For moms (or dads) wishing to dip your toes into the scary, scary waters of fiction writing, one truth must guide you: without character you’ve got nuttin’. Sorry about the mob-boss vernacular. No coffee yet.

In a Don’t Look Now (5.99, Candlewick Press), part of an inventive Clarice Bean collection that combines part picture books with middle-grade readers, illustrator/author Child infuses her unique little lady with an authentic voice that makes Clarice Bean too yummy to ignore.  Although previous engaging Clarice Bean stories have been written in picture-book format, Don’t Look Now is a first-rate middle-grade novel that keeps you wondering what is this girl going to do next. Whether your children are just the right age to enjoy Miss Bean or if they’re way too filled with teenage angst, too preoccupied with finding hairs in peculiar places on their bodies to care about a sardonic grade-schooler, do not be deterred. You must think of it as proper research.

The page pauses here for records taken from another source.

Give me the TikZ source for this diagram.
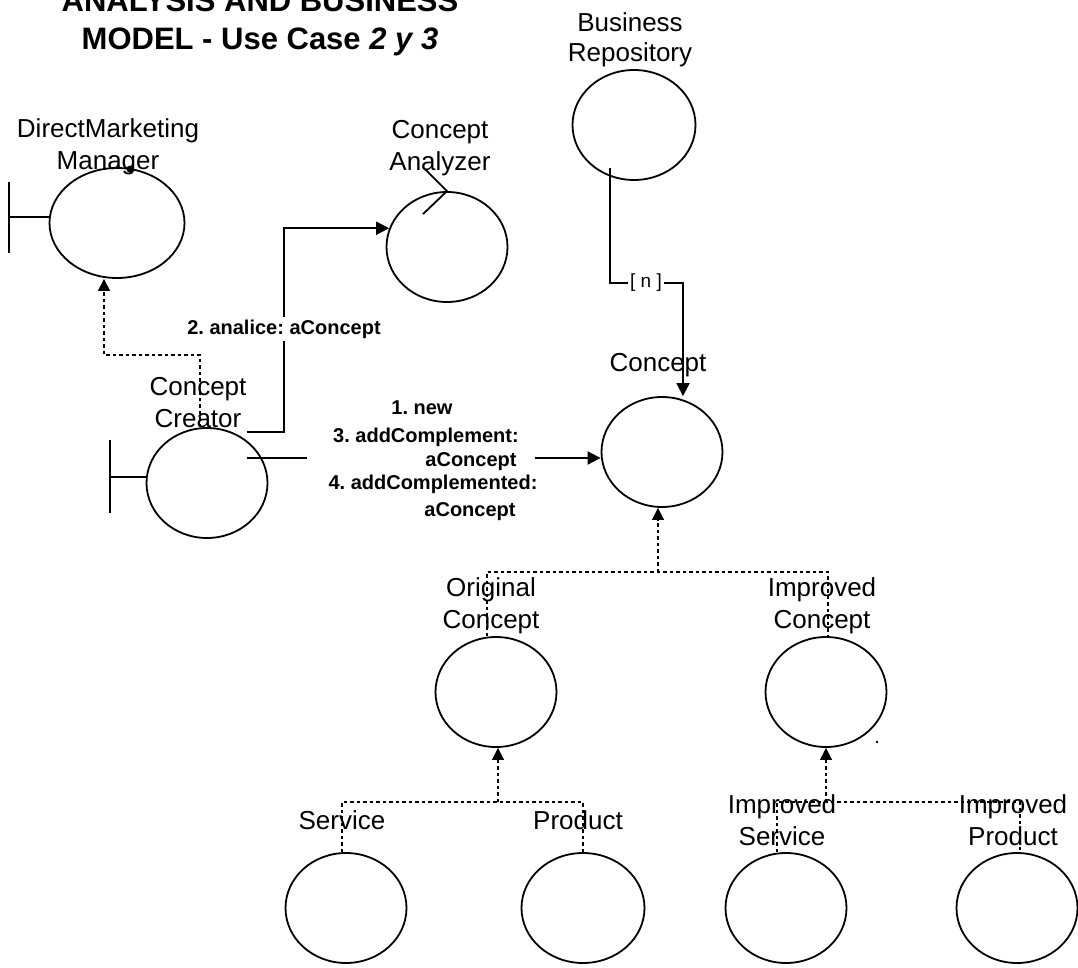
\documentclass[tikz,border=0pt]{standalone}
\usepackage{fontspec}
\setmainfont{Liberation Sans}
\frenchspacing
\usetikzlibrary{shapes.geometric,arrows.meta,calc}
\begin{document}
\begin{tikzpicture}[x=1pt,y=-1pt,
  obj/.style={ellipse,draw,line width=1.8pt,inner sep=0pt,minimum width=121pt,minimum height=110pt},
  lbl/.style={font=\fontsize{26}{32}\selectfont,align=center,inner sep=0pt},
  msg/.style={font=\bfseries\fontsize{20}{24}\selectfont,inner sep=0pt,anchor=base},
  ln/.style={line width=1.8pt},
  arr/.style={ln,-{Triangle[length=13pt,width=13pt]}},
  dsh/.style={line width=1.2pt,dash pattern=on 3.5pt off 3pt},
  darr/.style={dsh,-{Triangle[length=12pt,width=12pt]}}]

\useasboundingbox (0,0) rectangle (1078,968);

% title
\node[font=\bfseries\fontsize{31}{38}\selectfont,align=center,inner sep=0pt] (title) at (260,23)
  {ANALYSIS AND BUSINESS\\MODEL - Use Case \textit{2 y 3}};

% objects
\node[obj,minimum width=135pt] (dm) at (117,223) {};
\node[obj] (an) at (447,247) {};
\node[obj] (cr) at (207,483) {};
\node[obj,minimum width=123pt] (br) at (634,125) {};
\node[obj] (co) at (662,452) {};
\node[obj] (oc) at (496,692) {};
\node[obj] (ic) at (826,692) {};
\node[obj] (sv) at (346,908) {};
\node[obj,minimum width=123pt] (pd) at (583,908) {};
\node[obj] (is) at (786,908) {};
\node[obj] (ip) at (1017,908) {};

% actor bars (boundary)
\coordinate (dmBarT) at (9,182);
\coordinate (dmBarB) at (9,253);
\coordinate (dmBarM) at (9,217);
\draw[ln] (dmBarT) -- (dmBarB);
\draw[ln] (dmBarM) -- (dmBarM -| dm.west);
\coordinate (crBarT) at (110,440);
\coordinate (crBarB) at (110,513);
\coordinate (crBarM) at (110,477);
\draw[ln] (crBarT) -- (crBarB);
\draw[ln] (crBarM) -- (crBarM -| cr.west);

% control symbol on analyzer
\draw[ln] ($(an.north)+(-22,-22)$) -- (an.north) -- ($(an.north)+(-24,23)$);
% dots
\fill ($(dm.north)+(13,2)$) circle (3.5pt);
\fill ($(ic.center)+(51,50)$) circle (1.3pt);

% labels
\node[lbl] (dmL) at (108,147) {DirectMarketing\\Manager};
\node[lbl] (anL) at (440,148) {Concept\\Analyzer};
\node[lbl] (crL) at (198,403) {Concept\\Creator};
\node[lbl,font=\fontsize{26}{30}\selectfont] (brL) at (630,40) {Business\\Repository};
\node[lbl,anchor=base] (coL) at (658,371) {Concept};
\node[lbl] (ocL) at (491,606) {Original\\Concept};
\node[lbl] (icL) at (822,606) {Improved\\Concept};
\node[lbl,anchor=base] (svL) at (342,829) {Service};
\node[lbl,anchor=base] (pdL) at (578,829) {Product};
\node[lbl] (isL) at (782,820) {Improved\\Service};
\node[lbl] (ipL) at (1013,820) {Improved\\Product};

% creator -> analyzer
\coordinate (caA) at (247,432);
\coordinate (caB) at (284,432);
\draw[arr] (caA) -- (caB) |- (an.162);
\node[msg,fill=white,inner sep=3pt] (m2) at (284,334) {2. analice: aConcept};

% creator -> concept
\coordinate (ccA) at (247,458);
\coordinate (ccB) at (307,458);
\coordinate (ccC) at (535,458);
\draw[ln] (ccA) -- (ccB);
\draw[arr] (ccC) -- (ccC -| co.west);
\node[msg] (m1) at (422,414) {1. new};
\node[msg] (m3) at (426,442) {3. addComplement:};
\node[msg] (m3b) at (471,466) {aConcept};
\node[msg] (m4) at (433,489) {4. addComplemented:};
\node[msg] (m4b) at (470,516) {aConcept};

% repository -> concept
\coordinate (brA) at (610,168);
\coordinate (brB) at (683,283);
\node[font=\fontsize{19}{22}\selectfont,inner sep=1.5pt] (nl) at (646,283) {[ n ]};
\draw[ln] (brA) |- (nl.west);
\draw[arr] (nl.east) -- (brB) -- (brB |- co.north);

% creator -> DM manager (dashed)
\coordinate (dA) at (200,355);
\coordinate (dB) at (104,355);
\draw[darr] (dA |- cr.north) -- (dA) -- (dB) -- (dB |- dm.south);

% generalisation: concept
\coordinate (h1) at (658,572);
\coordinate (h1L) at (487,572);
\coordinate (h1R) at (828,572);
\draw[darr] (h1) -- (h1 |- co.south);
\draw[dsh] (h1L |- oc.north) -- (h1L) -- (h1R) -- (h1R |- ic.north);

% generalisation: original concept
\coordinate (h2) at (498,802);
\coordinate (h2L) at (342,802);
\coordinate (h2R) at (583,802);
\draw[darr] (h2) -- (h2 |- oc.south);
\draw[dsh] (h2L |- sv.north) -- (h2L) -- (h2R) -- (h2R |- pd.north);

% generalisation: improved concept
\coordinate (h3) at (826,802);
\coordinate (h3L) at (777,802);
\coordinate (h3R) at (1020,802);
\draw[darr] (h3) -- (h3 |- ic.south);
\draw[dsh] (h3L |- is.north) -- (h3L) -- (h3R) -- (h3R |- ip.north);
\end{tikzpicture}
\end{document}
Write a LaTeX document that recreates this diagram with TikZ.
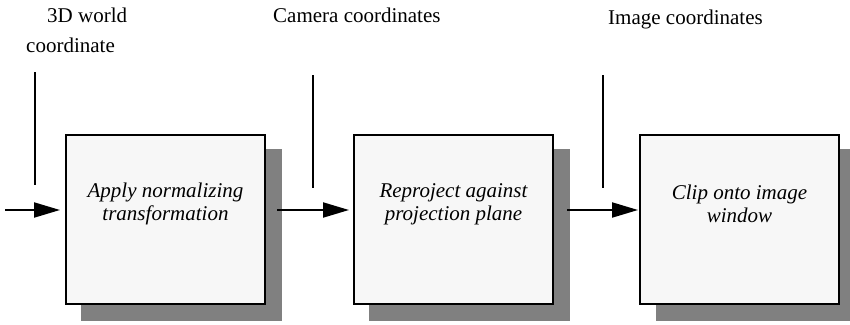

While you’ve been stashing away ideas based on great and amazing story-ideas, plots that take us on adventures, spirit us to distant lands or thrust us into hostile futures, remember the most important thing: no one wants to take such a journey with a boring main character who is forgettable as soon as we put down the book. Whatever fictional adventure you’re planning, it all begin with character. Who is that girl? Why do we care about her? What is she afraid of? What change does she fear most? What will change her most by story’s end?

Don’t Look Now takes us into the Bean household at a time of tremendous turmoil and change. Marcie, Clarice Bean’s older, much, much wiser sister, sets up a mega catastrophe when she ignores running water in the tub because she’s taking a very important phone call about boys and school and friends and such. Faster than you can say, “LOOK OUT BELOW!” Clarice Bean has water dripping into her cereal and the ensuing chaos causes Clarice Bean to wonder how things could get any worse. Well, of course, things do get worse when she learns her longtime BFF Betty Moody is moving to another country, and thanks to the mess Marcie made in the bathroom, the Bean family could be ditching Clarice’s beloved home. How does our girl handle the hardships? Ahh, that is the question.

After reading Clarice Bean or any favorite young fiction, imagine inviting that child over for a play date with your kids. Picture her in your kitchen or den or the bedroom of your child. Now imagine some catastrophe strikes — a thunder storm that kills the power, a tree falling into the driveway and crushing your car and their bikes, a toilet that overflows into the hallway. Whatever. How would your child handle the calamity? How do you think Clarice Bean would handle it?

If new writer’s allow themselves to get comfortable putting their make-believe people in the real world, it will help take two-dimension ideas and turn them into three-dimension personalities.

Character is first. Period. So go get yourself a big scoop of character-building goodness. Read Clarice Bean, Don’t Look Now. Child’s deft handling of language, setting and milieu will instantly jettison you into the world of an intrepid young person who definitely leaves an impression. The quiet, yet insistent repetition of her young character’s full name, Clarice Bean, throughout the book, drives home the notion that this is not a child to be forgotten. Remember the name, and your assignment.

Ta, ta for now, my darlings. I’m off. My coffee awaits!